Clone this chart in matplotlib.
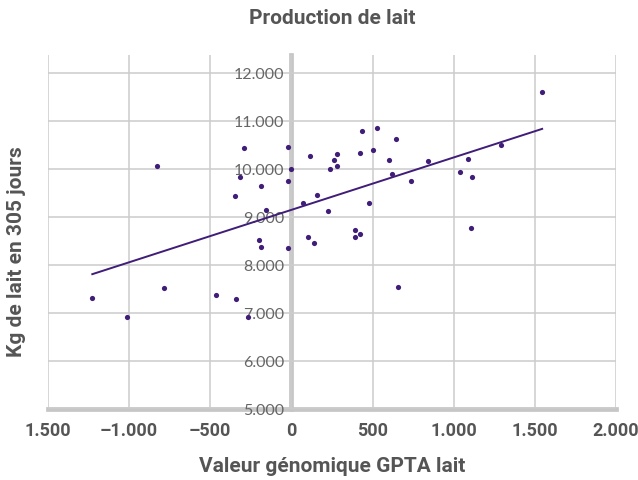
import matplotlib
matplotlib.use("Agg")
import matplotlib.pyplot as plt
import numpy as np

# GPTA value (x) vs milk in 305 days (y)
gpta = [-830, -292, -20, -317, -4, -20, -190, -345, -156, -200, -190, -23,
        117, 70, 156, 224, 101, 140, 278, 261, 239, 278,
        1545, 434, 528, 643, 501, 424, 603, 617, 738, 843, 1086, 1036, 1114,
        1293, 475, 393, 393, 425, 1108,
        -1227, -1013, -785, -465, -339, -269, 658]
lait = [10060, 10440, 10460, 9820, 9995, 9750, 9645, 9435, 9150, 8510, 8370, 8360,
        10265, 9295, 9463, 9113, 8590, 8463, 10308, 10182, 9988, 10050,
        11590, 10784, 10847, 10630, 10400, 10323, 10182, 9889, 9742, 10155, 10203, 9937, 9840,
        10497, 9295, 8736, 8590, 8645, 8770,
        7310, 6912, 7520, 7380, 7296, 6906, 7535]

# trend line end points
trend_x = [-1227, 1545]
trend_y = [7807, 10832]

x_ticks = [-1500, -1000, -500, 0, 500, 1000, 1500, 2000]
x_labels = ['1.500', '–1.000', '–500', '0', '500', '1.000', '1.500', '2.000']
y_ticks = [5000, 6000, 7000, 8000, 9000, 10000, 11000, 12000]
y_labels = ['5.000', '6.000', '7.000', '8.000', '9.000', '10.000', '11.000', '12.000']

purple = '#3f1d78'
grid_c = '#cccccc'
axis_c = '#c6c6c6'
text_c = '#555555'

fig = plt.figure(figsize=(6.38, 4.81), dpi=100)
ax = fig.add_axes([48 / 638, 71 / 481, 568 / 638, 354 / 481])

ax.set_xlim(-1500, 2000)
ax.set_ylim(5000, 12370)

ax.set_xticks(x_ticks)
ax.set_xticklabels(x_labels)
ax.set_yticks(y_ticks)
ax.set_yticklabels(y_labels)

ax.grid(True, color=grid_c, linewidth=1.1)
ax.set_axisbelow(True)

for s in ['top', 'right']:
    ax.spines[s].set_visible(False)
ax.spines['left'].set_position(('data', 0))
for s in ['left', 'bottom']:
    ax.spines[s].set_color(axis_c)
    ax.spines[s].set_linewidth(3.4)
    ax.spines[s].set_zorder(0.4)

ax.tick_params(axis='both', length=0)
ax.tick_params(axis='y', pad=5, labelsize=11.5, labelcolor='#666666')
ax.tick_params(axis='x', pad=9, labelsize=13, labelcolor=text_c)
for lab in ax.get_yticklabels():
    lab.set_fontfamily('Lato')
for lab in ax.get_xticklabels():
    lab.set_fontfamily('Roboto')
    lab.set_fontweight('bold')

ax.plot(trend_x, trend_y, color=purple, linewidth=1.4, zorder=3)
ax.scatter(gpta, lait, s=14, color=purple, zorder=4, linewidths=0)

fig.text(332 / 638, 1 - 19 / 481, 'Production de lait', ha='center', va='center',
         fontsize=15, fontweight='bold', color=text_c, family='Roboto')
fig.text(332 / 638, 1 - 467 / 481, 'Valeur génomique GPTA lait', ha='center', va='center',
         fontsize=15, fontweight='bold', color=text_c, family='Roboto')
fig.text(17 / 638, 1 - 252 / 481, 'Kg de lait en 305 jours', ha='center', va='center',
         rotation=90, fontsize=15, fontweight='bold', color=text_c, family='Roboto')

fig.savefig('out.png', dpi=100)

++++++++++++++++++++

__Required task__: Copy out the whole listing exactly, and don't carry over any pictures.

__Answer below__:
Clone this chart in matplotlib.
import matplotlib
matplotlib.use("Agg")
import matplotlib.pyplot as plt
import numpy as np

# GPTA value (x) vs milk in 305 days (y)
gpta = [-830, -292, -20, -317, -4, -20, -190, -345, -156, -200, -190, -23,
        117, 70, 156, 224, 101, 140, 278, 261, 239, 278,
        1545, 434, 528, 643, 501, 424, 603, 617, 738, 843, 1086, 1036, 1114,
        1293, 475, 393, 393, 425, 1108,
        -1227, -1013, -785, -465, -339, -269, 658]
lait = [10060, 10440, 10460, 9820, 9995, 9750, 9645, 9435, 9150, 8510, 8370, 8360,
        10265, 9295, 9463, 9113, 8590, 8463, 10308, 10182, 9988, 10050,
        11590, 10784, 10847, 10630, 10400, 10323, 10182, 9889, 9742, 10155, 10203, 9937, 9840,
        10497, 9295, 8736, 8590, 8645, 8770,
        7310, 6912, 7520, 7380, 7296, 6906, 7535]

# trend line end points
trend_x = [-1227, 1545]
trend_y = [7807, 10832]

x_ticks = [-1500, -1000, -500, 0, 500, 1000, 1500, 2000]
x_labels = ['1.500', '–1.000', '–500', '0', '500', '1.000', '1.500', '2.000']
y_ticks = [5000, 6000, 7000, 8000, 9000, 10000, 11000, 12000]
y_labels = ['5.000', '6.000', '7.000', '8.000', '9.000', '10.000', '11.000', '12.000']

purple = '#3f1d78'
grid_c = '#cccccc'
axis_c = '#c6c6c6'
text_c = '#555555'

fig = plt.figure(figsize=(6.38, 4.81), dpi=100)
ax = fig.add_axes([48 / 638, 71 / 481, 568 / 638, 354 / 481])

ax.set_xlim(-1500, 2000)
ax.set_ylim(5000, 12370)

ax.set_xticks(x_ticks)
ax.set_xticklabels(x_labels)
ax.set_yticks(y_ticks)
ax.set_yticklabels(y_labels)

ax.grid(True, color=grid_c, linewidth=1.1)
ax.set_axisbelow(True)

for s in ['top', 'right']:
    ax.spines[s].set_visible(False)
ax.spines['left'].set_position(('data', 0))
for s in ['left', 'bottom']:
    ax.spines[s].set_color(axis_c)
    ax.spines[s].set_linewidth(3.4)
    ax.spines[s].set_zorder(0.4)

ax.tick_params(axis='both', length=0)
ax.tick_params(axis='y', pad=5, labelsize=11.5, labelcolor='#666666')
ax.tick_params(axis='x', pad=9, labelsize=13, labelcolor=text_c)
for lab in ax.get_yticklabels():
    lab.set_fontfamily('Lato')
for lab in ax.get_xticklabels():
    lab.set_fontfamily('Roboto')
    lab.set_fontweight('bold')

ax.plot(trend_x, trend_y, color=purple, linewidth=1.4, zorder=3)
ax.scatter(gpta, lait, s=14, color=purple, zorder=4, linewidths=0)

fig.text(332 / 638, 1 - 19 / 481, 'Production de lait', ha='center', va='center',
         fontsize=15, fontweight='bold', color=text_c, family='Roboto')
fig.text(332 / 638, 1 - 467 / 481, 'Valeur génomique GPTA lait', ha='center', va='center',
         fontsize=15, fontweight='bold', color=text_c, family='Roboto')
fig.text(17 / 638, 1 - 252 / 481, 'Kg de lait en 305 jours', ha='center', va='center',
         rotation=90, fontsize=15, fontweight='bold', color=text_c, family='Roboto')

fig.savefig('out.png', dpi=100)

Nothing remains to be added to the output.